So let’s take a short break from Killer Covers’ month-long tribute to artist Robert McGinnis, and instead ooh and ahh over a couple of other paperback book fronts I’ve had tucked away in my files for some while. The façade on the left comes from the 1968 Fawcett Gold Medal edition of The Price of Murder, by John D. MacDonald (a work originally published in 1957). As Steve Scott recalls in his excellent blog, The Trap of Solid Gold--recently reinvigorated after a much-too-long hiatus--The Price of Murder was Macdonald’s 20th novel, a standalone paperback original. He explains that
The basic plot of the novel is centered around a MacGuffin: nearly half a million dollars in hot cash that originated as ransom for two young children who were kidnapped, never returned and who were later found murdered. The offspring of a Houston millionaire, the young boys’ kidnapping became a newspaper sensation once their bodies were found and it was revealed that all of the ransom cash--small-denomination bills--had been recorded and was traceable, making it virtually un-spendable. This fact was unknown to the kidnappers before the boys’ bodies were found, and they were quickly located in a small farmhouse near Orangeville, Pennsylvania (where JDM’s parents owned a summer home when John was a young boy). After a gun battle that left the three kidnappers dead, a portion of the ransom loot--one-hundred and sixty-five thousand dollars--was recovered, leaving the location of the remaining $327,000 a mystery. In the chaos of the gun battle a county cop grabbed one of two suitcases containing the money and hid it, afraid to try and spend or move it for over a year. Eventually he sold it to an underworld contact for $10,000, who then sold it to a Cleveland speculator who eventually became uncomfortable with it and unloaded it to a Detroit mobster for $15,000. But like all of the previous owners, the Detroit man is too scared to try and pass what has now become viewed as cursed money, and a widespread superstition among the underworld about the cash is making it difficult for him to get rid of it.I wish I knew even half as much about the artist responsible for the cover of this 46-year-old paperback as I know, from Scott, about the book’s story line. In his John D. MacDonald Covers blog, Chris Ogle writes that the illustrator is officially unknown. Ogle offers a few compliments about that artist’s work, though: “What a superb cover! The girl is looking directly at the viewer as if she expects help from you. The man’s face is hidden, which makes him even more insidious. The lighting is coming from the upper left which puts her shadowed face in the foreground, a reversal of normal composition. And the hand! Ah, the hand!” Indeed, this front is wonderfully haunting, especially thanks to its teaser: “She was so alive and he needed her so badly, there was nothing to do but kill her …” I hope someday to find a copy of this edition for my own library.

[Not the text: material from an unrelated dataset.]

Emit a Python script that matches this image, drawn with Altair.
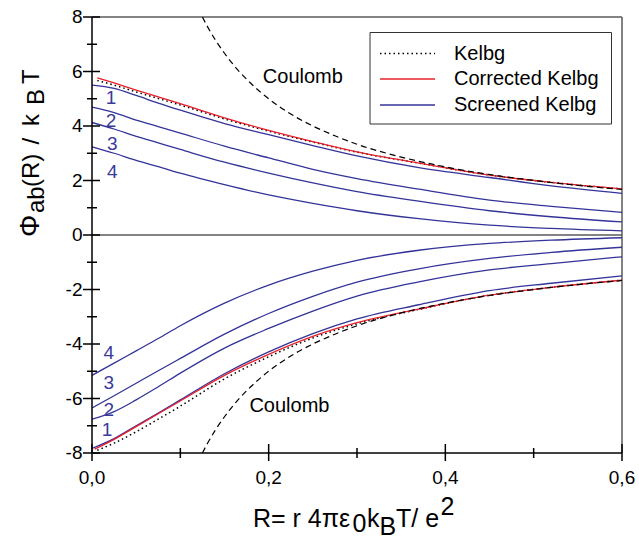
import altair as alt
import pandas as pd

# ---------------- data ----------------
R_SCR = [0.0, 0.025, 0.05, 0.075, 0.1, 0.15, 0.2, 0.25, 0.3, 0.37, 0.45, 0.52, 0.6]
R_KEL = [0.006, 0.025, 0.05, 0.075, 0.1, 0.15, 0.2, 0.25, 0.3, 0.37, 0.45, 0.52, 0.6]
R_COR_ATT = [0.003, 0.025, 0.05, 0.075, 0.1, 0.15, 0.2, 0.25, 0.3, 0.37, 0.45, 0.52, 0.6]

scr1_rep = [5.50, 5.38, 5.12, 4.84, 4.58, 4.09, 3.68, 3.28, 2.90, 2.47, 2.11, 1.80, 1.53]
scr2_rep = [4.69, 4.49, 4.22, 3.98, 3.74, 3.26, 2.83, 2.41, 2.07, 1.68, 1.28, 1.05, 0.83]
scr3_rep = [4.13, 3.89, 3.62, 3.38, 3.14, 2.67, 2.27, 1.91, 1.59, 1.24, 0.89, 0.67, 0.48]
scr4_rep = [3.24, 3.00, 2.74, 2.51, 2.27, 1.85, 1.47, 1.16, 0.89, 0.60, 0.36, 0.24, 0.15]

scr1_att = [-7.83, -7.47, -7.00, -6.53, -6.05, -5.09, -4.29, -3.62, -3.08, -2.56, -2.04, -1.77, -1.50]
scr2_att = [-6.76, -6.48, -6.05, -5.57, -5.07, -4.15, -3.43, -2.79, -2.24, -1.72, -1.28, -1.05, -0.80]
scr3_att = [-6.35, -5.90, -5.44, -4.98, -4.53, -3.64, -2.88, -2.25, -1.73, -1.24, -0.86, -0.64, -0.45]
scr4_att = [-5.15, -4.70, -4.25, -3.80, -3.33, -2.50, -1.84, -1.33, -0.93, -0.56, -0.31, -0.19, -0.10]

corr_rep = [5.77, 5.58, 5.32, 5.07, 4.82, 4.30, 3.84, 3.43, 3.05, 2.64, 2.20, 1.93, 1.69]
corr_att = [-7.86, -7.50, -7.03, -6.56, -6.09, -5.15, -4.38, -3.72, -3.22, -2.72, -2.21, -1.92, -1.66]
kelbg_rep = [5.67, 5.50, 5.25, 5.01, 4.77, 4.26, 3.81, 3.41, 3.04, 2.64, 2.20, 1.93, 1.69]
kelbg_att = [-7.90, -7.64, -7.22, -6.76, -6.28, -5.28, -4.47, -3.78, -3.26, -2.73, -2.21, -1.92, -1.66]

R_COUL = [0.125, 0.13, 0.14, 0.15, 0.165, 0.18, 0.2, 0.225, 0.25, 0.275, 0.3, 0.35, 0.4, 0.45, 0.5, 0.55, 0.6]
coul_rep = [8.0, 7.69, 7.14, 6.67, 6.06, 5.56, 5.0, 4.44, 4.0, 3.64, 3.33, 2.86, 2.5, 2.22, 2.0, 1.82, 1.67]
coul_att = [-8.0, -7.69, -7.14, -6.67, -6.06, -5.56, -5.0, -4.44, -4.0, -3.64, -3.33, -2.86, -2.5, -2.22, -2.0, -1.82, -1.67]

num_labels = ["1", "2", "3", "4", "1", "2", "3", "4"]
num_label_R = [0.0215, 0.0215, 0.023, 0.023, 0.017, 0.019, 0.019, 0.019]
num_label_phi = [5.02, 4.19, 3.34, 2.32, -7.16, -6.42, -5.44, -4.34]

coul_labels = ["Coulomb", "Coulomb"]
coul_label_R = [0.2387, 0.2235]
coul_label_phi = [5.8, -6.29]

x_ticks_major = [0.0, 0.2, 0.4, 0.6]
x_tick_labels = ["0,0", "0,2", "0,4", "0,6"]
x_ticks_minor = [0.1, 0.3, 0.5]
y_ticks_major = [-8, -6, -4, -2, 0, 2, 4, 6, 8]
y_tick_labels = ["-8", "-6", "-4", "-2", "0", "2", "4", "6", "8"]
y_ticks_minor = [-7, -5, -3, -1, 1, 3, 5, 7]

legend_names = ["Kelbg", "Corrected Kelbg", "Screened Kelbg"]

# ---------------- tables ----------------
def curves(rs, ys, name):
    return pd.DataFrame({"R": rs, "phi": ys, "curve": name})

df_scr = pd.concat([
    curves(R_SCR, scr1_rep, "s1r"), curves(R_SCR, scr2_rep, "s2r"),
    curves(R_SCR, scr3_rep, "s3r"), curves(R_SCR, scr4_rep, "s4r"),
    curves(R_SCR, scr1_att, "s1a"), curves(R_SCR, scr2_att, "s2a"),
    curves(R_SCR, scr3_att, "s3a"), curves(R_SCR, scr4_att, "s4a"),
])
df_kel = pd.concat([curves(R_KEL, kelbg_rep, "kr"), curves(R_KEL, kelbg_att, "ka")])
df_cor = pd.concat([curves(R_KEL, corr_rep, "cr"), curves(R_COR_ATT, corr_att, "ca")])
df_coul = pd.concat([curves(R_COUL, coul_rep, "qr"), curves(R_COUL, coul_att, "qa")])

W, H = 530, 436
FONT = "Liberation Sans"
BLUE = "#333399"
RED = "#e8202a"
GREY = "#5a5a5a"

xs = alt.Scale(domain=[0, 0.6], nice=False, zero=False)
ys = alt.Scale(domain=[-8, 8], nice=False, zero=False)
X = lambda: alt.X("R:Q", scale=xs, axis=None)
Y = lambda: alt.Y("phi:Q", scale=ys, axis=None)


def line_layer(df, color, width, dash=None):
    kw = dict(color=color, strokeWidth=width, interpolate="monotone", clip=True)
    if dash is not None:
        kw["strokeDash"] = dash
    return alt.Chart(df).mark_line(**kw).encode(x=X(), y=Y(), detail="curve:N")


one = pd.DataFrame({"a": [0]})

# frame, axes lines, zero line
frame_top = alt.Chart(one).mark_rule(color=GREY, strokeWidth=1.5).encode(
    x=alt.value(0), x2=alt.value(W), y=alt.value(0))
frame_right = alt.Chart(one).mark_rule(color=GREY, strokeWidth=1.5).encode(
    x=alt.value(W), y=alt.value(0), y2=alt.value(H))
zero_line = alt.Chart(pd.DataFrame({"phi": [0]})).mark_rule(color=GREY, strokeWidth=1.5).encode(
    x=alt.value(0), x2=alt.value(W), y=Y())
left_dom = alt.Chart(one).mark_rule(color="black", strokeWidth=1.5).encode(
    x=alt.value(0), y=alt.value(0), y2=alt.value(H))
bottom_dom = alt.Chart(one).mark_rule(color="black", strokeWidth=1.5).encode(
    x=alt.value(0), x2=alt.value(W), y=alt.value(H))

# crossing ticks
yt_major = alt.Chart(pd.DataFrame({"phi": y_ticks_major})).mark_rule(color="black", strokeWidth=1.5).encode(
    x=alt.value(-9), x2=alt.value(8), y=Y())
yt_minor = alt.Chart(pd.DataFrame({"phi": y_ticks_minor})).mark_rule(color="black", strokeWidth=1.5).encode(
    x=alt.value(-5), x2=alt.value(5), y=Y())
xt_major = alt.Chart(pd.DataFrame({"R": x_ticks_major})).mark_rule(color="black", strokeWidth=1.5).encode(
    x=X(), y=alt.value(H - 9), y2=alt.value(H + 8))
xt_minor = alt.Chart(pd.DataFrame({"R": x_ticks_minor})).mark_rule(color="black", strokeWidth=1.5).encode(
    x=X(), y=alt.value(H - 5), y2=alt.value(H + 5))

# tick labels
xlab = alt.Chart(pd.DataFrame({"R": x_ticks_major, "t": x_tick_labels})).mark_text(
    font=FONT, fontSize=19, align="center", baseline="top", color="black").encode(
    x=X(), y=alt.value(H + 15.5), text="t:N")
ylab = alt.Chart(pd.DataFrame({"phi": y_ticks_major, "t": y_tick_labels})).mark_text(
    font=FONT, fontSize=19, align="right", baseline="middle", color="black").encode(
    x=alt.value(-9.5), y=Y(), text="t:N")

scr = line_layer(df_scr, BLUE, 1.3)
kel = line_layer(df_kel, "black", 1.5, [1.5, 3])
cor = line_layer(df_cor, RED, 1.3)
coul = line_layer(df_coul, "black", 1.2, [6, 4])

num_df = pd.DataFrame({"t": num_labels, "R": num_label_R, "phi": num_label_phi})
nums = alt.Chart(num_df).mark_text(font=FONT, fontSize=19, color="#3a3a9a",
                                   align="center", baseline="middle").encode(
    x=X(), y=Y(), text="t:N")

coul_df = pd.DataFrame({"t": coul_labels, "R": coul_label_R, "phi": coul_label_phi})
coul_txt = alt.Chart(coul_df).mark_text(font=FONT, fontSize=20, color="black",
                                        align="center", baseline="middle").encode(
    x=X(), y=Y(), text="t:N")


def txt(text, x, y, size, angle=0, baseline="alphabetic", align="left", color="black"):
    return alt.Chart(pd.DataFrame({"t": [text]})).mark_text(
        font=FONT, fontSize=size, angle=angle, align=align, baseline=baseline, color=color
    ).encode(x=alt.value(x), y=alt.value(y), text="t:N")


# legend (drawn by hand)
leg_box = alt.Chart(one).mark_rect(fill="white", stroke="#333333", strokeWidth=1).encode(
    x=alt.value(278), x2=alt.value(519.5), y=alt.value(15.5), y2=alt.value(107))
leg_rows_y = [36.5, 62, 88]
leg_k = alt.Chart(one).mark_rule(color="black", strokeWidth=1.5, strokeDash=[1.5, 3]).encode(
    x=alt.value(288), x2=alt.value(343), y=alt.value(leg_rows_y[0]))
leg_c = alt.Chart(one).mark_rule(color=RED, strokeWidth=1.3).encode(
    x=alt.value(288), x2=alt.value(343), y=alt.value(leg_rows_y[1]))
leg_s = alt.Chart(one).mark_rule(color=BLUE, strokeWidth=1.3).encode(
    x=alt.value(288), x2=alt.value(343), y=alt.value(leg_rows_y[2]))
leg_t = [txt(n, 362, yy, 20, baseline="middle") for n, yy in zip(legend_names, leg_rows_y)]

# x title pieces: R= r 4πε0 kB T/ e2
xt = [
    txt("R= r 4πε", 161, 510, 25),
    txt("0", 260.5, 515, 25),
    txt("k", 275, 510, 25),
    txt("B", 287.5, 518, 25),
    txt("T/ e", 304, 510, 25),
    txt("2", 348.5, 498, 25),
]
# y title pieces (rotated): Φab(R) / k BT
yt = [
    txt("Φ", -53.5, 220, 28, angle=270),
    txt("ab", -48.5, 196, 24, angle=270),
    txt("(R)", -53.5, 170, 24, angle=270),
    txt("/", -53.5, 127.5, 24, angle=270),
    txt("k", -53.5, 109, 24, angle=270),
    txt("B", -48.5, 88, 24, angle=270),
    txt("T", -53.5, 67, 24, angle=270),
]

chart = alt.layer(
    zero_line, frame_top, frame_right,
    scr, kel, cor, coul,
    left_dom, bottom_dom,
    yt_major, yt_minor, xt_major, xt_minor,
    xlab, ylab,
    nums, coul_txt,
    leg_box, leg_k, leg_c, leg_s, *leg_t,
    *xt, *yt,
).properties(
    width=W, height=H,
    autosize=alt.AutoSizeParams(type="none"),
    padding={"left": 92, "top": 17, "right": 17, "bottom": 92},
).configure_view(stroke=None)

chart.save("out.html", embed_options={"renderer": "svg", "actions": False})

Now let’s consider the image above and to the right. It demonstrates the talent of Sam Cherry, who painted covers for many of the 20th-century pulp mags as well as paperback book covers. In this case, Cherry was introducing the 1952 Popular Library edition of What Price Murder, by Cleve F. Adams. During his career, Adams produced a succession of novels featuring Los Angeles private eye Rex McBride--“one of the most repugnant characters in detective fiction history,” according to a Rara-Avis critic--but What Price Murder, first published by Dutton in 1942, was a non-series yarn. Blogger-author Evan Lewis, who declares himself “a big fan of the Rex McBride series,” briefly describes the plot of this book thusly:
[In-house insurance investigator Stephen] McCloud is racing to recover two million dollars in stolen diamonds-by whatever means necessary--before his boss is forced to pay out on the insurance claim. And it’s tough going. When he’s not getting drunk or chasing women, he’s getting conked on the head, robbed, and running from the cops on suspicion of murder. For an Adams hero, of course, that’s all in a day’s work. And it makes for a fine read.For all of the violence Steve McCloud might have to endure in this tale, Cherry’s art suggests there’s at least some blond, deep-cleavaged compensation for his trouble.